Review of "Magnetic resonance imaging of human neural stem cells in rodent and primate brain" from STEM CELLS Translational Medicine by Stuart P. Atkinson

The preclinical development and translation of cell-based therapies for central nervous system disorders currently suffer from the lack of an effective means to assess graft delivery and post‐transplantation survival in vivo and a strategy for real‐time monitoring of targeting accuracy, biodistribution, and engraftment critical parameters. While magnetic resonance imaging represents a widely used modality in this sense, limitations associated with the necessary use of superparamagnetic iron oxide nanoparticles have made the long‐term longitudinal assessment of transplanted cells a challenging task.

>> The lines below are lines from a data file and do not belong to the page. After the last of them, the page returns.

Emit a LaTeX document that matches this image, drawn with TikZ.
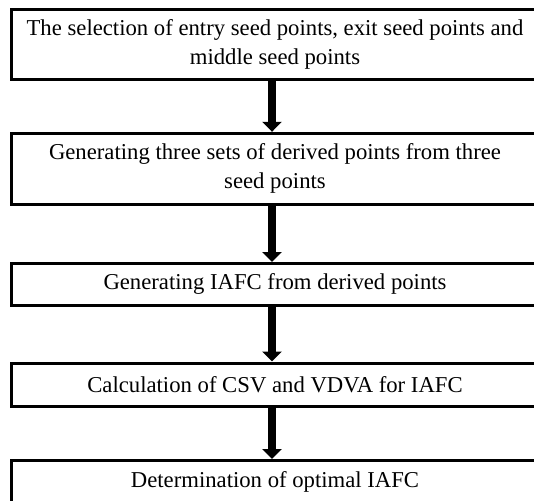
\documentclass[tikz,border=0pt]{standalone}
\usepackage{fontspec}
\setmainfont{Liberation Serif}
\usetikzlibrary{arrows.meta}
\begin{document}
\begin{tikzpicture}[x=1pt,y=-1pt,
  stepbox/.style={draw=black, line width=3pt, minimum width=528pt, inner sep=0pt, align=center,
    font=\fontsize{22.7}{29}\selectfont},
  flowarrow/.style={line width=8pt, -{Triangle[width=19pt,length=10pt]}}]
\useasboundingbox (0,0) rectangle (534,500);
\clip (0,0) rectangle (534,500);
\fill[white] (0,0) rectangle (534,500);
\node[stepbox, minimum height=70.5pt] (b1) at (275,44.75) {The selection of entry seed points, exit seed points and\\middle seed points};
\node[stepbox, minimum height=71.2pt] (b2) at (275,168.9) {Generating three sets of derived points from three\\seed points};
\node[stepbox, minimum height=41.5pt] (b3) at (275,284.25) {Generating IAFC from derived points};
\node[stepbox, minimum height=43.7pt] (b4) at (275,384.85) {Calculation of CSV and VDVA for IAFC};
\node[stepbox, minimum height=42pt] (b5) at (275,481.5) {Determination of optimal IAFC};
\draw[flowarrow] ([xshift=-3pt]b1.south) -- ([xshift=-3pt]b2.north);
\draw[flowarrow] ([xshift=-3pt]b2.south) -- ([xshift=-3pt]b3.north);
\draw[flowarrow] ([xshift=-3pt]b3.south) -- ([xshift=-3pt]b4.north);
\draw[flowarrow] ([xshift=-3pt]b4.south) -- ([xshift=-3pt]b5.north);
\end{tikzpicture}
\end{document}
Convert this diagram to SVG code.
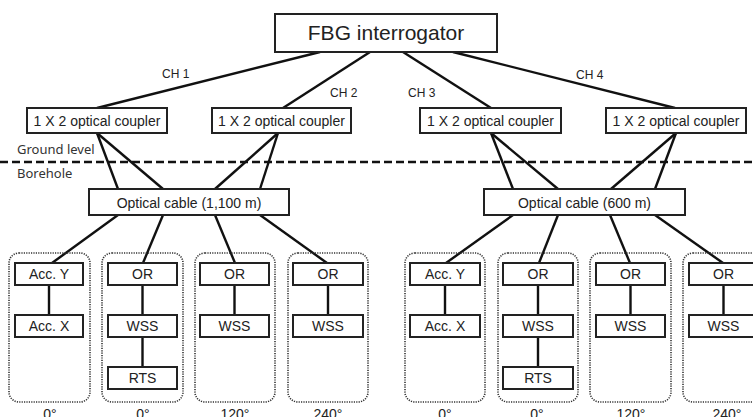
<svg xmlns="http://www.w3.org/2000/svg" width="753" height="417" viewBox="0 0 753 417">
<style>
.box{fill:#fff;stroke:#222;stroke-width:2}
.grp{fill:none;stroke:#333;stroke-width:1.6;stroke-dasharray:1.2,1.2}
.ln{stroke:#111;stroke-width:2.4;fill:none}
.t{font-family:"Liberation Sans",Arial,sans-serif;font-size:14px;fill:#222;text-anchor:middle}
.ch{font-family:"Liberation Sans",Arial,sans-serif;font-size:12px;fill:#222}
.k{font-family:"Noto Sans",sans-serif;font-size:13px;fill:#333}
</style>
<rect width="753" height="417" fill="#fff"/>

<g id="connectors">
<line class="ln" x1="320" y1="52" x2="97" y2="108"/>
<line class="ln" x1="370" y1="52" x2="283" y2="108"/>
<line class="ln" x1="403" y1="52" x2="491" y2="108"/>
<line class="ln" x1="453" y1="52" x2="675" y2="108"/>
<line class="ln" x1="97" y1="133" x2="118" y2="189"/>
<line class="ln" x1="97" y1="133" x2="163" y2="189"/>
<line class="ln" x1="278" y1="133" x2="215" y2="189"/>
<line class="ln" x1="278" y1="133" x2="260" y2="189"/>
<line class="ln" x1="491" y1="133" x2="513" y2="189"/>
<line class="ln" x1="491" y1="133" x2="558" y2="189"/>
<line class="ln" x1="676" y1="133" x2="611" y2="189"/>
<line class="ln" x1="676" y1="133" x2="655" y2="189"/>
<line class="ln" x1="118" y1="215" x2="52" y2="263"/>
<line class="ln" x1="163" y1="215" x2="143" y2="263"/>
<line class="ln" x1="215" y1="215" x2="235" y2="263"/>
<line class="ln" x1="260" y1="215" x2="327" y2="263"/>
<line class="ln" x1="513" y1="215" x2="446" y2="263"/>
<line class="ln" x1="558" y1="215" x2="539" y2="263"/>
<line class="ln" x1="610" y1="215" x2="630" y2="263"/>
<line class="ln" x1="655" y1="215" x2="723" y2="263"/>
<line class="ln" x1="49" y1="285" x2="49" y2="315"/>
<line class="ln" x1="142.5" y1="285" x2="142.5" y2="315"/>
<line class="ln" x1="142.5" y1="337" x2="142.5" y2="367"/>
<line class="ln" x1="234.5" y1="285" x2="234.5" y2="315"/>
<line class="ln" x1="328" y1="285" x2="328" y2="315"/>
<line class="ln" x1="445" y1="285" x2="445" y2="315"/>
<line class="ln" x1="538" y1="285" x2="538" y2="315"/>
<line class="ln" x1="538" y1="337" x2="538" y2="367"/>
<line class="ln" x1="630.5" y1="285" x2="630.5" y2="315"/>
<line class="ln" x1="723.5" y1="285" x2="723.5" y2="315"/>
</g>

<g id="labels">
<text class="ch" x="162" y="78">CH 1</text>
<text class="ch" x="330" y="97">CH 2</text>
<text class="ch" x="408" y="97">CH 3</text>
<text class="ch" x="576" y="79">CH 4</text>
<text class="k" x="17" y="154">Ground level</text>
<text class="k" x="17" y="178">Borehole</text>
<line x1="0" y1="162" x2="753" y2="162" stroke="#111" stroke-width="2.4" stroke-dasharray="8,4"/>
</g>

<g id="fbg">
<rect class="box" x="275" y="14" width="222" height="38"/>
<text class="t" x="386" y="40" style="font-size:21px">FBG interrogator</text>
</g>

<g id="coupler1"><rect class="box" x="27" y="108" width="140" height="25"/><text class="t" x="97" y="126">1 X 2 optical coupler</text></g>
<g id="coupler2"><rect class="box" x="212" y="108" width="139" height="25"/><text class="t" x="281.5" y="126">1 X 2 optical coupler</text></g>
<g id="coupler3"><rect class="box" x="420" y="108" width="141" height="25"/><text class="t" x="490.5" y="126">1 X 2 optical coupler</text></g>
<g id="coupler4"><rect class="box" x="606" y="108" width="140" height="25"/><text class="t" x="676" y="126">1 X 2 optical coupler</text></g>

<g id="cable1"><rect class="box" x="89" y="189" width="200" height="26"/><text class="t" x="189" y="208">Optical cable (1,100 m)</text></g>
<g id="cable2"><rect class="box" x="484" y="189" width="201" height="26"/><text class="t" x="584.5" y="208">Optical cable (600 m)</text></g>

<g id="group1">
<rect class="grp" x="9" y="253" width="81" height="149" rx="10"/>
<rect class="box" x="15" y="263" width="68" height="22"/><text class="t" x="49" y="279">Acc. Y</text>
<rect class="box" x="15" y="315" width="68" height="22"/><text class="t" x="49" y="331">Acc. X</text>
<text class="t" x="50" y="419">0°</text>
</g>
<g id="group2">
<rect class="grp" x="102" y="253" width="81" height="149" rx="10"/>
<rect class="box" x="108" y="263" width="69" height="22"/><text class="t" x="142.5" y="279">OR</text>
<rect class="box" x="108" y="315" width="69" height="22"/><text class="t" x="142.5" y="331">WSS</text>
<rect class="box" x="108" y="367" width="69" height="22"/><text class="t" x="142.5" y="383">RTS</text>
<text class="t" x="143" y="419">0°</text>
</g>
<g id="group3">
<rect class="grp" x="195" y="253" width="80" height="149" rx="10"/>
<rect class="box" x="200" y="263" width="69" height="22"/><text class="t" x="234.5" y="279">OR</text>
<rect class="box" x="200" y="315" width="69" height="22"/><text class="t" x="234.5" y="331">WSS</text>
<text class="t" x="235" y="419">120°</text>
</g>
<g id="group4">
<rect class="grp" x="288" y="253" width="80" height="149" rx="10"/>
<rect class="box" x="293" y="263" width="70" height="22"/><text class="t" x="328" y="279">OR</text>
<rect class="box" x="293" y="315" width="70" height="22"/><text class="t" x="328" y="331">WSS</text>
<text class="t" x="328" y="419">240°</text>
</g>
<g id="group5">
<rect class="grp" x="405" y="253" width="80" height="149" rx="10"/>
<rect class="box" x="410" y="263" width="70" height="22"/><text class="t" x="445" y="279">Acc. Y</text>
<rect class="box" x="410" y="315" width="70" height="22"/><text class="t" x="445" y="331">Acc. X</text>
<text class="t" x="445" y="419">0°</text>
</g>
<g id="group6">
<rect class="grp" x="498" y="253" width="80" height="149" rx="10"/>
<rect class="box" x="503" y="263" width="70" height="22"/><text class="t" x="538" y="279">OR</text>
<rect class="box" x="503" y="315" width="70" height="22"/><text class="t" x="538" y="331">WSS</text>
<rect class="box" x="503" y="367" width="70" height="22"/><text class="t" x="538" y="383">RTS</text>
<text class="t" x="537" y="419">0°</text>
</g>
<g id="group7">
<rect class="grp" x="590" y="253" width="81" height="149" rx="10"/>
<rect class="box" x="596" y="263" width="69" height="22"/><text class="t" x="630.5" y="279">OR</text>
<rect class="box" x="596" y="315" width="69" height="22"/><text class="t" x="630.5" y="331">WSS</text>
<text class="t" x="631" y="419">120°</text>
</g>
<g id="group8">
<rect class="grp" x="683" y="253" width="81" height="149" rx="10"/>
<rect class="box" x="689" y="263" width="69" height="22"/><text class="t" x="723.5" y="279">OR</text>
<rect class="box" x="689" y="315" width="69" height="22"/><text class="t" x="723.5" y="331">WSS</text>
<text class="t" x="727" y="419">240°</text>
</g>
</svg>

In the search for an alternative, researchers led by Eva L. Feldman (University of Michigan, Ann Arbor, Michigan, USA) have explored the potential of novel "magneto‐endosymbiont" contrast agents derived from magnetotactic bacteria [1-3]. The high relaxivity of magneto‐endosymbiont contrast agents makes them ideal for magnetic resonance imaging [1, 2], and their potential for in vivo cell tracking by magnetic resonance imaging has recently been established in a mouse myocardial infarction model [1]. In a new STEM CELLS Translational Medicine article [4], McGinley et al. now report on the considerable potential of magneto‐endosymbiont-based imaging as a means to track human neural stem cells after intracranial injection in small and large immunocompetent animal models.

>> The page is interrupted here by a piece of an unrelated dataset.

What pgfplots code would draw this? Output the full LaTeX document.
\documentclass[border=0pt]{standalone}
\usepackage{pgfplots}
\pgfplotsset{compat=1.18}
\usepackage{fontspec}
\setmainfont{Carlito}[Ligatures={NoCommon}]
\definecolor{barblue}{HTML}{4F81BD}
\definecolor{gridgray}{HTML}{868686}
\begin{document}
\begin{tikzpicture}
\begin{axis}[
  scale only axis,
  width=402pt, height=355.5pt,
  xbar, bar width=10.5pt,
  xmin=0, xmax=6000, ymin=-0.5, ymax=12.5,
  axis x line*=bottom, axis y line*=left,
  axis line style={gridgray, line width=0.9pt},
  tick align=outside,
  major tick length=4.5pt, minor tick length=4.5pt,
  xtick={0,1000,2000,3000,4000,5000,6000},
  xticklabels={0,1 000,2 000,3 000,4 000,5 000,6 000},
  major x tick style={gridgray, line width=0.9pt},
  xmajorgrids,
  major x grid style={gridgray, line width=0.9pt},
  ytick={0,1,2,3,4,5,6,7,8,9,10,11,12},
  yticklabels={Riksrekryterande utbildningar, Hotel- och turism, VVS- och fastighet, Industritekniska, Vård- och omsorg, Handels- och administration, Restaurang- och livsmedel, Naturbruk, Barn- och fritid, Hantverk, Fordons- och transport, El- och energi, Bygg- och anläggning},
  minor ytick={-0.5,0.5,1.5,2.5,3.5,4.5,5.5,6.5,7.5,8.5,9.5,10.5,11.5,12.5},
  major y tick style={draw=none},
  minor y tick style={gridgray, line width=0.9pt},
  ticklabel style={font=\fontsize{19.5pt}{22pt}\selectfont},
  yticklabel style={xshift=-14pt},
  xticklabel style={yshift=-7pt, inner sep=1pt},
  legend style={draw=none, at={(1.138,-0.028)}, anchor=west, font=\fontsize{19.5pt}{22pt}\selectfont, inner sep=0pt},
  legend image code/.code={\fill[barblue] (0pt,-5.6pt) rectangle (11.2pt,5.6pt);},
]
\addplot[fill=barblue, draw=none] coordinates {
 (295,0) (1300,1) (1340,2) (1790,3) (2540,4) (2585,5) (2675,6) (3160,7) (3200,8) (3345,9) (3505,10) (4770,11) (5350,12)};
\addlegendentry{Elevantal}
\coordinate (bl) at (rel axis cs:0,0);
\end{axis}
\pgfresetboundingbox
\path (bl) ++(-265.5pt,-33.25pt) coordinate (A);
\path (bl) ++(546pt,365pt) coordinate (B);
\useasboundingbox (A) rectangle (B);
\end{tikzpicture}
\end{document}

The authors reported that the stable magneto‐endosymbiont labeling of human neural stem cells, which the authors hope to develop into a novel therapy for Alzheimer's disease (See the associated STEM CELLS Translational Medicine for more) [5, 6], did not impair cell viability or interfere with therapeutically-relevant features in vitro, such as differentiation potential, paracrine activity, or neuroprotective function. In vivo analyses involved the visualization of magneto‐endosymbiont-labeled human neural stem cells by serial magnetic resonance imaging over time after intracranial xenotransplantation in both a single non-human primate and multiple model mice. The authors established correlations between magnetic resonance imaging signal, cell engraftment, and tissue magneto‐endosymbiont levels, thereby providing evidence for the potential of magneto‐endosymbiont labeling in determining graft location, volume, and targeting accuracy. Furthermore, as the findings suggest the rapid clearance of magneto‐endosymbionts from rejected grafts by the host immune response, label detection may function as an accurate indicator of cell survival after intracranial transplantation following further validation steps.

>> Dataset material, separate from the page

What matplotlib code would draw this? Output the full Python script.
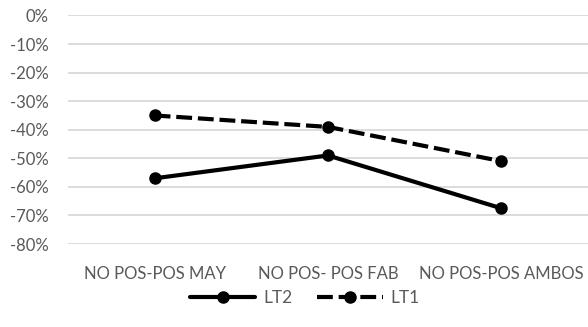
import matplotlib
matplotlib.use("Agg")
import matplotlib.pyplot as plt
from matplotlib.ticker import FuncFormatter

categories = ["NO POS-POS MAY", "NO POS- POS FAB", "NO POS-POS AMBOS"]
lt2 = [-57, -49, -67.5]
lt1 = [-35, -39, -51]
yticks = [0, -10, -20, -30, -40, -50, -60, -70, -80]

plt.rcParams['font.family'] = ['Lato', 'DejaVu Sans']
fig = plt.figure(figsize=(5.88, 3.27), dpi=100)
ax = fig.add_axes([0.1156, 0.2538, 0.8844, 0.6988])

x = range(len(categories))
ax.plot(x, lt2, color='black', lw=3, marker='o', ms=8, label='LT2',
        solid_capstyle='round')
ax.plot(x, lt1, color='black', lw=3, marker='o', ms=8, label='LT1',
        dashes=(3.8, 1.4))

ax.set_xlim(-0.5, len(categories) - 0.5)
ax.set_ylim(-80, 0)
ax.set_yticks(yticks)
ax.yaxis.set_major_formatter(FuncFormatter(lambda v, p: f"{int(round(v))}%"))
ax.set_xticks(list(x))
ax.set_xticklabels(categories)
ax.grid(axis='y', color='#d9d9d9', lw=1.3)
ax.set_axisbelow(True)
for s in ax.spines.values():
    s.set_visible(False)
ax.tick_params(length=0, labelsize=12, labelcolor='#595959')
ax.tick_params(axis='x', pad=16)
ax.tick_params(axis='y', pad=14)

leg = fig.legend(loc='center', bbox_to_anchor=(0.518, 0.089), ncol=2,
                 frameon=False, fontsize=12.5, handlelength=3.8,
                 numpoints=1, columnspacing=1.4, handletextpad=0.45)
for t in leg.get_texts():
    t.set_color('#595959')

fig.savefig("out.png", dpi=100)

Overall, the authors suggest magneto‐endosymbionts as an accurate and non-invasive means of tracking transplanted cells in vivo and monitoring cell transplantation-based therapies; however, they also highlight the need for additional long‐term studies to further develop this unique live‐cell monitoring approach for central nervous system applications.

For more on the development of safe and effective strategies for the evaluation of graft delivery and post‐transplantation graft survival, stay tuned to the Stem Cells Portal!


  1. Mahmoudi M, Tachibana A, Goldstone AB, et al., Novel MRI Contrast Agent from Magnetotactic Bacteria Enables In Vivo Tracking of iPSC-derived Cardiomyocytes. Scientific Reports 2016;6:26960.
  2. Brewer KD, Spitler R, Lee KR, et al., Characterization of Magneto-Endosymbionts as MRI Cell Labeling and Tracking Agents. Molecular Imaging and Biology 2018;20:65-73.
  3. Lee KR, Wakeel A, Chakraborty P, et al., Cell Labeling with Magneto-Endosymbionts and the Dissection of the Subcellular Location, Fate, and Host Cell Interactions. Molecular Imaging and Biology 2018;20:55-64.
  4. McGinley LM, Willsey MS, Kashlan ON, et al., Magnetic resonance imaging of human neural stem cells in rodent and primate brain. STEM CELLS Translational Medicine 2021;10:83-97.
  5. McGinley LM, Kashlan ON, Chen KS, et al., Human neural stem cell transplantation into the corpus callosum of Alzheimer's mice. Annals of Clinical and Translational Neurology 2017;4:749-755.
  6. McGinley LM, Sims E, Lunn JS, et al., Human Cortical Neural Stem Cells Expressing Insulin-Like Growth Factor-I: A Novel Cellular Therapy for Alzheimer's Disease. STEM CELLS Translational Medicine 2016;5:379-391.